All About Asteria Moon
Hello, my name is Asteria Moon as of six years ago today. I’m finally writing my about my page to give viewers an understanding of the individual behind these many pages of text.
Over 10 years ago I lost the first person I ever loved. He took his own life after we spent three beautiful years loving one another. They say young love is dumb love and maybe they were right because this event is the event that also destroyed me.
I ended up attracting them all. All the scummy people addicted to drugs. This is how I became an addict. I also became this because I thought … “if I just do enough drugs, I’ll forget who he ever was”… and I was halfway right. To this day I cannot recall many times I spent with the boy I thought I loved. The boy whom I was so desperate to reach out to I turned to a ouija board. This is the night I discovered energy. Like the energy shifting right now as I recall this night. You get this feeling that makes your blood run cold and the world stops turning while you’re sitting in that moment realizing there is another side to this reality we live in. I seen flashes of memories that weren’t mine. I felt this intense sense of just … fuck I dont know. Inner peace? Death? Either way it was serenity and I wanted more. So I became this seeker of knowledge and my life became contrasted with colors of grey, silver and hues of color. Not everything is black and white. They are shades of the rainbow and sit on a scale of grey.
….Question… Everything… You know what you know yet you know absolutely nothing….
I will break things down until they are broken. I am the psychoanalyst of the year most likely. I like the idea of the hermetic order and their principles. These principles are those that I live by now daily. Why? Because of that night with the damn planchette and ouija board. Spirit board more like it. That thing was a gateway, threshold, a door…. Into the unseen and the hidden. This is when I first learned my first word in the world of magick… “Occult”, for the hidden mysteries of life that we aren’t meant to know or understand. Yet we still have this unwavering faith in them. Like I was so serious. I NEED TO UNDERSTAND SOMETHING ON A SOUL LEVEL. Otherwise, usually, I have no idea of the concept and it’s foreign to me. So. This my dear reader is how I became a practitioner of magick and the occult arts.

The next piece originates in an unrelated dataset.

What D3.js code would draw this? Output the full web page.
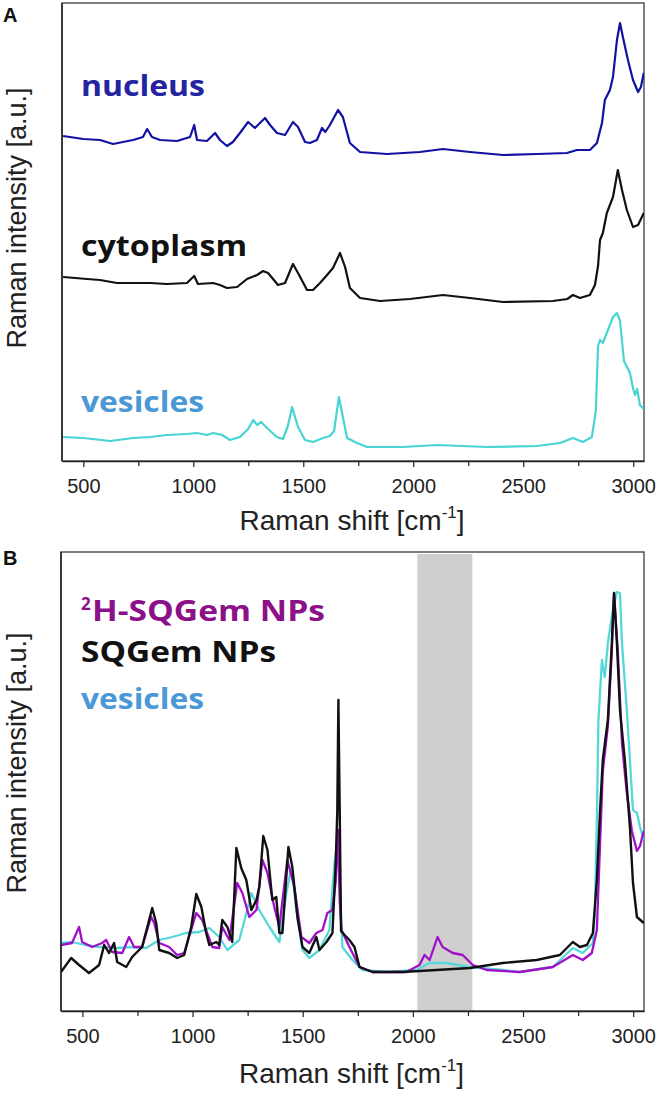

How do I dabble in something that I will never fully understand and unlock all the secrets too? Why, is a better question. This life. The life I now love. It gave me something I had always dreamed of… seen others have so easily and hold on too.
…F A I T H…
Is the answer. If you ask me, faith is always the answer. It is the very fabric that allows us to weave a life we love. We place our mistrust into something bigger and most beyond our own selves and we let go of the anxiety and worry that we cling to for fear of uncertainty.
…E M B R A C E & S U R R E N D E R…
You must fall into the hands of your chosen god/faith/reality/universe/etc. whatever name you have chosen. Whatever path or tradition it is that brings you most comfort. That’s okay if it differs from mine. Or the rest of the world for that matter. I have felt so fucking alone you guys. Until I met the goddess herself. Keeper of the keys. I mean what fucking irony that HEKATE is the one to be for me. Because remember. I’m a psychoanalyst at my very core yet. She told me. Follow me.. I found this in the newest book release by Cydni Brannen. My all time favorite author. It’s a quote. May it bring you chills and thrills about your future. Thanks so much for reading this my story. I’ve really enjoyed writing it. It reminded me of the magick I’ve been missing for so long yet it’s ALWAYS … been there. Just waiting for me to reawaken and realize it over and over again. Because this is life and sometimes. We forget.